Lines holding the string "chart" are the ones to copy from this listing.

> **PROVIDED ENTRIES**
□ □ □ □ □

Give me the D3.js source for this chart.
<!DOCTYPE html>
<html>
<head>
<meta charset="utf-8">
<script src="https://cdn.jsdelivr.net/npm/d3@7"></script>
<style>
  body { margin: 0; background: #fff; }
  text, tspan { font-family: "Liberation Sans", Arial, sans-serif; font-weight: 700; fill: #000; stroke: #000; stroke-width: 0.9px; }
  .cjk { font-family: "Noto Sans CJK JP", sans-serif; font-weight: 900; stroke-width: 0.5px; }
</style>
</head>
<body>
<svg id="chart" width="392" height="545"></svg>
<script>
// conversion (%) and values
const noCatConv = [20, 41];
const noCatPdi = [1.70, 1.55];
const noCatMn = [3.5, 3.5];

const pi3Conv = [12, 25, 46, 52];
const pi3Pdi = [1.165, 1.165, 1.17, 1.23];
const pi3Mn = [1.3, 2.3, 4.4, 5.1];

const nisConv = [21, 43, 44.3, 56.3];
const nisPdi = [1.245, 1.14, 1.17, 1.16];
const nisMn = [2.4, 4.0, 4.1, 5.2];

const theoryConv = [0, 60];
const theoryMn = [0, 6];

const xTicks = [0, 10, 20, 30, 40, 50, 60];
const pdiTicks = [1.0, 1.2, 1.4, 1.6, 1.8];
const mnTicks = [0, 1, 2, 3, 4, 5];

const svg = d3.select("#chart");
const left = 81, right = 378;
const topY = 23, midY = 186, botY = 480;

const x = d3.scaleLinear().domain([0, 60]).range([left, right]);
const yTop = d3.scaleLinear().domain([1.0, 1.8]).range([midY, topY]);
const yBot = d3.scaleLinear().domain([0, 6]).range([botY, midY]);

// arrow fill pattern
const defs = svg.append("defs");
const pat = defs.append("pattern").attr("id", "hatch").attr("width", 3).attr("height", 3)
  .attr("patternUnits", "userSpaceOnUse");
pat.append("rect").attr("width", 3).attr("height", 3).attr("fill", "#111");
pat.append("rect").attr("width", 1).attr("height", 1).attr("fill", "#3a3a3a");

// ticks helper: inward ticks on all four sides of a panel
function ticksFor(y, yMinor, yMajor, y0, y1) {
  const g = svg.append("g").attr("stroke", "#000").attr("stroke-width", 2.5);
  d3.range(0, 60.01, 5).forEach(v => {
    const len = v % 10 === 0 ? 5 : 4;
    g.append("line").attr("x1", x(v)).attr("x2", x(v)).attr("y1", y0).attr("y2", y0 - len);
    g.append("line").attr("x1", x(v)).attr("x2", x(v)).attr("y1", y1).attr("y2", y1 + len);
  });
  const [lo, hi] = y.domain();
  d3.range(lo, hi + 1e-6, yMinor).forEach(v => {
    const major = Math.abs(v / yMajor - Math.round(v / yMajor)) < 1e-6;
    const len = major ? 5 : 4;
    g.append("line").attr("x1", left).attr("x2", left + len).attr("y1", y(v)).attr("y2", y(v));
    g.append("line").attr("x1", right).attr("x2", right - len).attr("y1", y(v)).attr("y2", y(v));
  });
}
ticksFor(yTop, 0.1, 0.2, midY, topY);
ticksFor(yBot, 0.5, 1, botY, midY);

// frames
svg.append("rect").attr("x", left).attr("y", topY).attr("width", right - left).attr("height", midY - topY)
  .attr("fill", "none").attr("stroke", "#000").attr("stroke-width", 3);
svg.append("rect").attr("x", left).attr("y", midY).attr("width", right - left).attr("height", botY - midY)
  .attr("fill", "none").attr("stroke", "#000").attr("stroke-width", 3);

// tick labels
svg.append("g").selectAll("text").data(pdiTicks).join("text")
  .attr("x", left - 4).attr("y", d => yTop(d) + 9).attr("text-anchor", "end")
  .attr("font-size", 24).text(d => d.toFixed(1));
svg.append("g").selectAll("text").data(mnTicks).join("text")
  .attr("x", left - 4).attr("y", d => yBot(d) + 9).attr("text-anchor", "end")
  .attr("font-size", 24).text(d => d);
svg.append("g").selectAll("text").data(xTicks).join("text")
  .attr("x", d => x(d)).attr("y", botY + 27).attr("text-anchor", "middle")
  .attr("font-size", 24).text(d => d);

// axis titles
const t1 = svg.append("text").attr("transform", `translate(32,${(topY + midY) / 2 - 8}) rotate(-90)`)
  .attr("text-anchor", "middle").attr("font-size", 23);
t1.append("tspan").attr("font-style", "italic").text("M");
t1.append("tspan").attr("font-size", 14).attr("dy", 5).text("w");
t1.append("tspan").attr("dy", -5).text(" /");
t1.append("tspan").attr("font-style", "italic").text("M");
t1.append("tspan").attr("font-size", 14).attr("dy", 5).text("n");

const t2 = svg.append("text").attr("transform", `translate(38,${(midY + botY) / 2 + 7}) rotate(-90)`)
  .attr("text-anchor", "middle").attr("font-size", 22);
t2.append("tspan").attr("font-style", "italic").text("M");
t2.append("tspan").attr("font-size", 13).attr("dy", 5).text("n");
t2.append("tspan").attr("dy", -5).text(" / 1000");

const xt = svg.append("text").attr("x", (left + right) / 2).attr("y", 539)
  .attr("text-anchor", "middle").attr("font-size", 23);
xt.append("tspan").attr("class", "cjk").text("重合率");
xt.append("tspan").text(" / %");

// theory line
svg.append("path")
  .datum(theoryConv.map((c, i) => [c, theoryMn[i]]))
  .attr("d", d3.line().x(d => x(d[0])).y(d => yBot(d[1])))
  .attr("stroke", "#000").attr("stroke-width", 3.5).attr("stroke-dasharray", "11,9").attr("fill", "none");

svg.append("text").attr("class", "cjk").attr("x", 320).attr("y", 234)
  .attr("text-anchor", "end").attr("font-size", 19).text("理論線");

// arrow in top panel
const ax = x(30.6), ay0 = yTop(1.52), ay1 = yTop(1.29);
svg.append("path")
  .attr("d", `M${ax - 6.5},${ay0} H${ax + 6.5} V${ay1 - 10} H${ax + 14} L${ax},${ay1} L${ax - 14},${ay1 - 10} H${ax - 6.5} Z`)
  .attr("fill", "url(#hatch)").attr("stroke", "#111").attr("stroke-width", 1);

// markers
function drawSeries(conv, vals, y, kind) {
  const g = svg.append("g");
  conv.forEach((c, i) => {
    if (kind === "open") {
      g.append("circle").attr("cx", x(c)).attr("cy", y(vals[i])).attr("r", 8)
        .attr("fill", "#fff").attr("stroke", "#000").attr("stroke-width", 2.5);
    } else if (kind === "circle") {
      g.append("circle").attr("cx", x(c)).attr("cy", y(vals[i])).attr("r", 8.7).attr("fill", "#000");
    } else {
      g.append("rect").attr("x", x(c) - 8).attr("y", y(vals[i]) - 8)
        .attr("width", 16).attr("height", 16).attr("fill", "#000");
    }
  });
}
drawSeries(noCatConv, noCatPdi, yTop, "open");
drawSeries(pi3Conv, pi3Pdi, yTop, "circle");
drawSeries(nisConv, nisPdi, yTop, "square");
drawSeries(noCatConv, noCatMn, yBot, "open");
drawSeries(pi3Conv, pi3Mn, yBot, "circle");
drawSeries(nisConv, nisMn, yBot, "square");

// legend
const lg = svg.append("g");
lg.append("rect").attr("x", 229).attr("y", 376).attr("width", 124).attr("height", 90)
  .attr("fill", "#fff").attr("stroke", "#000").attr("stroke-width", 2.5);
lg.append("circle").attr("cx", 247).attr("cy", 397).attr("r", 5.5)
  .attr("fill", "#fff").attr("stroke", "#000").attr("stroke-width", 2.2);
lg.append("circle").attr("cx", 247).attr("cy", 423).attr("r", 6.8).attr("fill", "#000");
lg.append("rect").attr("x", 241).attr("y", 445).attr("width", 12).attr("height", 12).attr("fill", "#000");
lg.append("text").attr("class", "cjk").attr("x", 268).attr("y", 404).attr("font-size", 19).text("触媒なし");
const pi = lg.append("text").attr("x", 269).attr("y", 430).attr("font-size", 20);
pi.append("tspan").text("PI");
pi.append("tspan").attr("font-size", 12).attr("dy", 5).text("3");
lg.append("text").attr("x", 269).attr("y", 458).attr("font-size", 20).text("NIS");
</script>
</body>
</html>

□ □ □ □ □

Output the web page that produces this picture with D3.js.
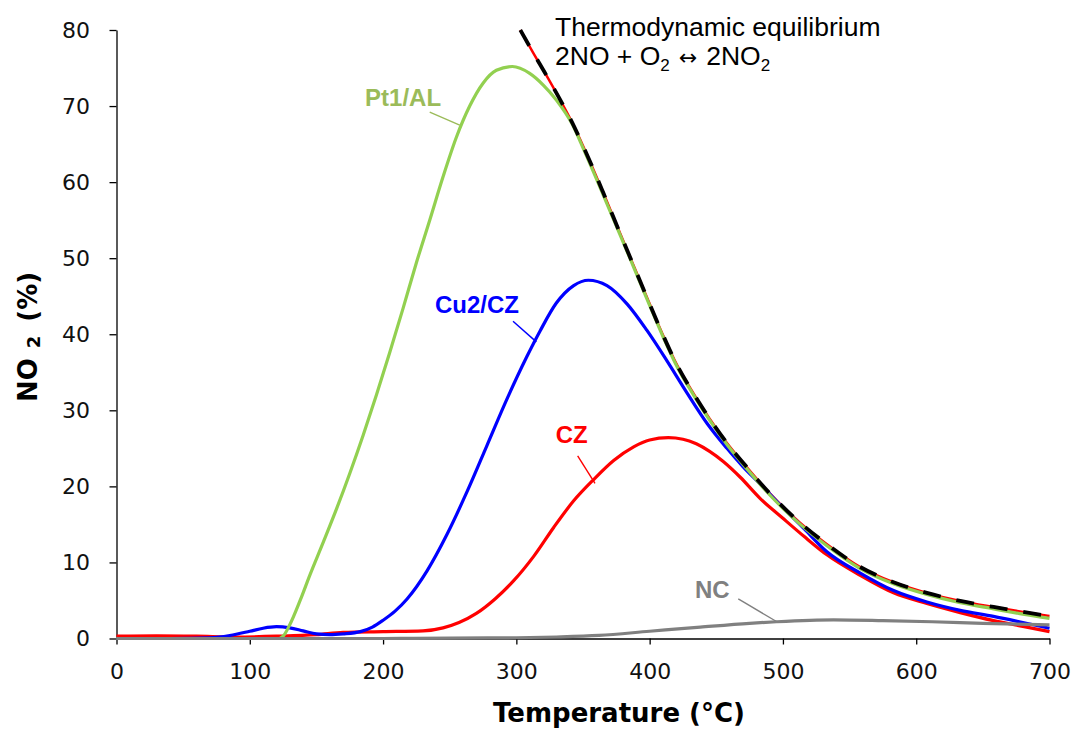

□ □ □ □ □

> **THE ANSWER**
Give me the D3.js source for this chart.
<svg id="chart" width="392" height="545"></svg>
const svg = d3.select("#chart");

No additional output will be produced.